Não é de agora que as marcas buscam soluções alternativas para conquistar adeptos nas telas – sejam elas de TV ou de cinema. A cervejaria holandesa Heineken foi uma das pioneiras nesse tipo de experiência. Para se livrar da pecha de “envelhecida” em seu país de origem, a empresa lançou, em março de 2003, um programa de entrevistas chamado 6Pack, numa óbvia referência à conhecida embalagem com seis garrafas de cerveja. A atração, semelhante ao humorístico CQC, da TV Bandeirantes, mostrava seis jovens holandeses munidos de câmeras pelas ruas de Amsterdã abordando cidadãos comuns com perguntas inusitadas, geralmente relacionadas a temas como música e cinema. Planejado inicialmente para durar uma só temporada (algo em torno de três meses), o 6Pack deu tão certo que ficou no ar durante quatro anos, deu origem a um bar em Amsterdã e foi replicado na Espanha e na Rússia. Embora o programa não fizesse menção direta aos produtos da Heineken, uma pesquisa feita pela empresa mostrou que 60% dos entrevistados percebiam que o 6Pack era uma criação da cervejaria (uma percepção em grande medida reforçada por campanhas publicitárias tradicionais, promovidas enquanto o programa estava no ar). Há grandes chances de o programa holandês finalmente desembarcar no Brasil. A Endemol vem negociando com uma emissora local a produção de uma versão do 6Pack.
De olho nesse filão, a Endemol criou em março uma divisão para desenvolver atrações que incluam brand experience. Além dos programas Zero Bala e Busão do Brasil, a empresa vai estrear em setembro, na TV Record, um programa que apresenta a reforma de seis creches no Brasil, boa parte bancada pela Kimberly- Clark, a um custo estimado de 10 milhões de reais. Tudo para promover o uso da recém-lançada Fralda Mágica entre o público das classes C e D. “Num momento de forte aperto no orçamento das emissoras, esse modelo acena com um enorme potencial de lucratividade para ambas as partes”, diz Olivier Gers, presidente da divisão de marcas da Endemol.
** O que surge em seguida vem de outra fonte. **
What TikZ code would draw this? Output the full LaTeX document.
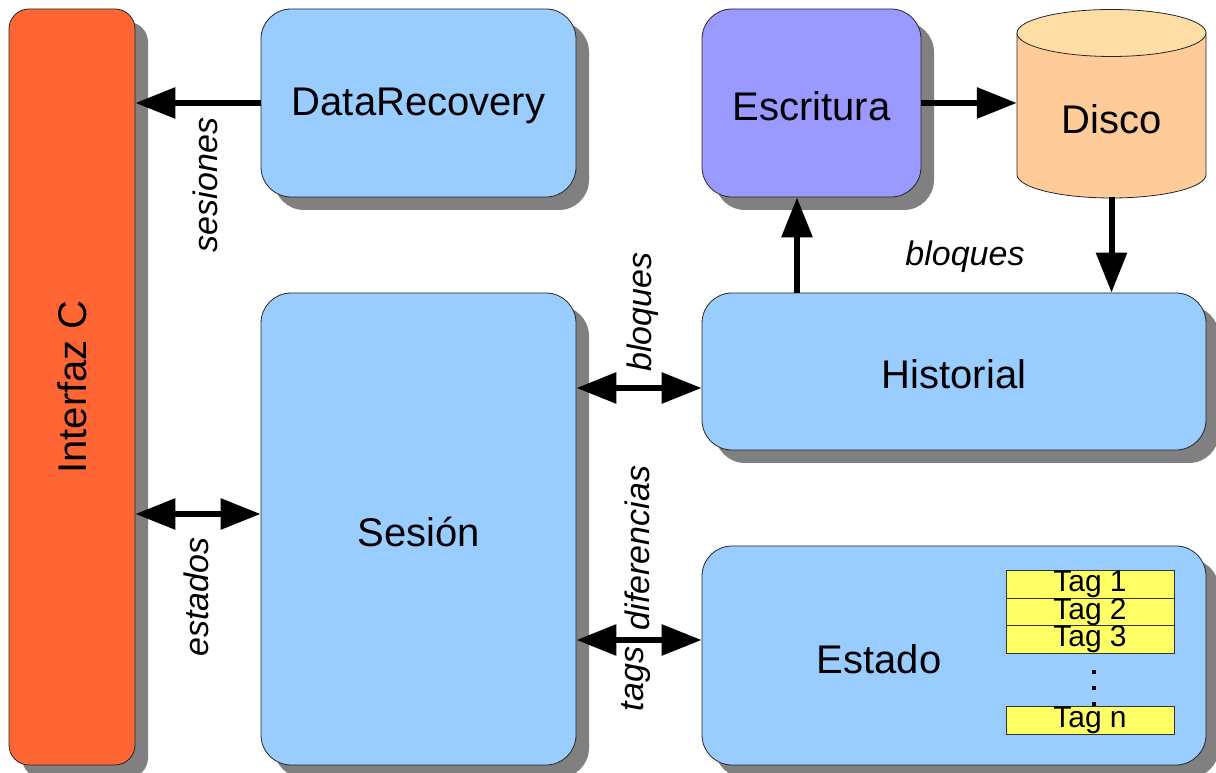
\documentclass[tikz,border=0pt]{standalone}
\usepackage{fontspec}
\setmainfont{Liberation Sans}
\usetikzlibrary{arrows.meta,shadows}
\definecolor{cOrange}{HTML}{FF6633}
\definecolor{cBlue}{HTML}{99CCFF}
\definecolor{cPurple}{HTML}{9999FF}
\definecolor{cPeach}{HTML}{FFCC99}
\definecolor{cPeachTop}{HTML}{FFDEA6}
\definecolor{cYellow}{HTML}{FFFF66}
\definecolor{cShadow}{HTML}{808080}
\begin{document}
\begin{tikzpicture}[x=1pt,y=1pt,
  box/.style={draw=black!85, line width=0.8pt, rounded corners=30pt, inner sep=0pt,
    drop shadow={shadow xshift=13pt, shadow yshift=-13pt, fill=cShadow, opacity=1}},
  boxtext/.style={font=\fontsize{40}{46}\selectfont, inner sep=0pt},
  lbl/.style={font=\fontsize{34}{40}\selectfont\itshape, inner sep=0pt},
  tagbox/.style={draw=black!80, line width=0.8pt, fill=cYellow, minimum width=168pt, minimum height=28pt, inner sep=0pt, font=\fontsize{30}{30}\selectfont},
  arr/.style={line width=6pt, -{Triangle[length=40pt,width=30pt]}},
  darr/.style={line width=6pt, {Triangle[length=40pt,width=30pt]}-{Triangle[length=40pt,width=30pt]}},
  dot/.style={fill=black, inner sep=0pt, minimum size=4pt}
]
\useasboundingbox (0,0) rectangle (1216,773);

% boxes
\node[box, fill=cOrange, rounded corners=20pt, minimum width=126pt, minimum height=756pt] (interfaz) at (72,386) {};
\node[boxtext, rotate=90] (interfazt) at (72,386) {Interfaz C};

\node[box, fill=cBlue, minimum width=315pt, minimum height=188pt] (datarec) at (418.5,670) {};
\node[boxtext] (datarect) at (418.5,667) {DataRecovery};

\node[box, fill=cPurple, minimum width=219pt, minimum height=188pt] (escritura) at (811.5,670) {};
\node[boxtext] (escriturat) at (811.5,667) {Escritura};

\node[box, fill=cBlue, minimum width=315pt, minimum height=472pt] (sesion) at (418.5,244) {};
\node[boxtext] (siont) at (418.5,241) {Sesión};

\node[box, fill=cBlue, minimum width=504pt, minimum height=157pt] (historial) at (954,401.5) {};
\node[boxtext] (historialt) at (954,399) {Historial};

\node[box, fill=cBlue, minimum width=504pt, minimum height=219pt] (estado) at (954,117.5) {};
\node[boxtext] (estadot) at (879,114) {Estado};

% disco (cylinder)
\node[minimum width=189pt, minimum height=188pt, inner sep=0pt] (disco) at (1111.5,670) {};
\filldraw[fill=cPeach, draw=black!85, line width=0.8pt]
  (1017,740) -- (1017,598.5) arc[start angle=180, end angle=360, x radius=94.5pt, y radius=23.5pt] -- (1206,740) -- cycle;
\filldraw[fill=cPeachTop, draw=black!85, line width=0.8pt] (1111.5,740) ellipse [x radius=94.5pt, y radius=23.5pt];
\node[boxtext] (discot) at (1111.5,654) {Disco};

% tags
\node[tagbox] (tag1) at (1090,189) {Tag 1};
\node[tagbox] (tag2) at (1090,161) {Tag 2};
\node[tagbox] (tag3) at (1090,133.5) {Tag 3};
\node[tagbox] (tagn) at (1090,52.5) {Tag n};
\node[dot] (d1) at (1094,101) {};
\node[dot] (d2) at (1094,85) {};
\node[dot] (d3) at (1094,69) {};

% connectors
\draw[arr] (datarec.west) -- (datarec.west -| interfaz.east);
\draw[darr] (interfaz.east |- 0,259) -- (sesion.west |- 0,259);
\draw[darr] (sesion.east |- 0,385) -- (historial.west |- 0,385);
\draw[darr] (sesion.east |- 0,133) -- (estado.west |- 0,133);
\draw[arr] (historial.north -| 797,0) -- (escritura.south -| 797,0);
\draw[arr] (escritura.east) -- (disco.west);
\draw[arr] (disco.south) -- (disco.south |- historial.north);

% labels
\node[lbl, rotate=90] (lsesiones) at (205,588) {sesiones};
\node[lbl, rotate=90] (lestados) at (196,176) {estados};
\node[lbl, rotate=90] (lbloques) at (643,461) {bloques};
\node[lbl, rotate=90] (ldif) at (637,225) {diferencias};
\node[lbl, rotate=90] (ltags) at (636,94) {tags};
\node[lbl] (lbloques2) at (965,516) {bloques};
\end{tikzpicture}
\end{document}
Foi o que aconteceu com a parceria entre a anglo-holandesa Unilever e a MTV americana. Em 2006, a empresa veiculou o Gamekillers, um reality show de apenas 1 hora de duração que mostrava atores sabotando o que seria uma paquera de verdade. O objetivo era divulgar a nova fragrância do desodorante Axe nos Estados Unidos. A atração foi vista por 3 milhões de espectadores e reprisada outras 11 vezes por iniciativa da própria MTV, tornando-se um dos programas mais rentáveis da emissora naquele ano. A Unilever não teve de pagar um centavo por essas exibições extras – e ainda aproveitou a súbita popularidade dos personagens nas campanhas tradicionais do desodorante.
Embora garanta uma exposição intensiva da marca a um custo relativamente baixo, a produção de programas de TV por parte das empresas não está livre de riscos. O mais temido deles é que a atração não seja exatamente um sucesso. A própria AmBev já sentiu na pele o que isso significa. Em 2008, a empresa promoveu um concurso de bandas na TV também com o intuito de alardear o Guaraná Antarctica. A atração, batizada de Gas Sound, ficou somente quatro meses no ar pela Rede TV! (a emissora não revela a audiência total). “Era um programa de nicho, numa emissora com baixa audiência”, diz Esteves, da Am- Bev. Para evitar que o Busão do Brasil tenha sina semelhante, a AmBev pretende deflagrar uma intensa campanha em jornais e revistas para divulgá-lo, além de realizar ações em pontos de venda, como a distribuição de brindes. A ideia é que pelo menos 2 milhões de consumidores saibam do que se trata o programa a partir deste mês – o que, a julgar pela dificuldade em atrair a atenção dos jovens, já seria um enorme avanço.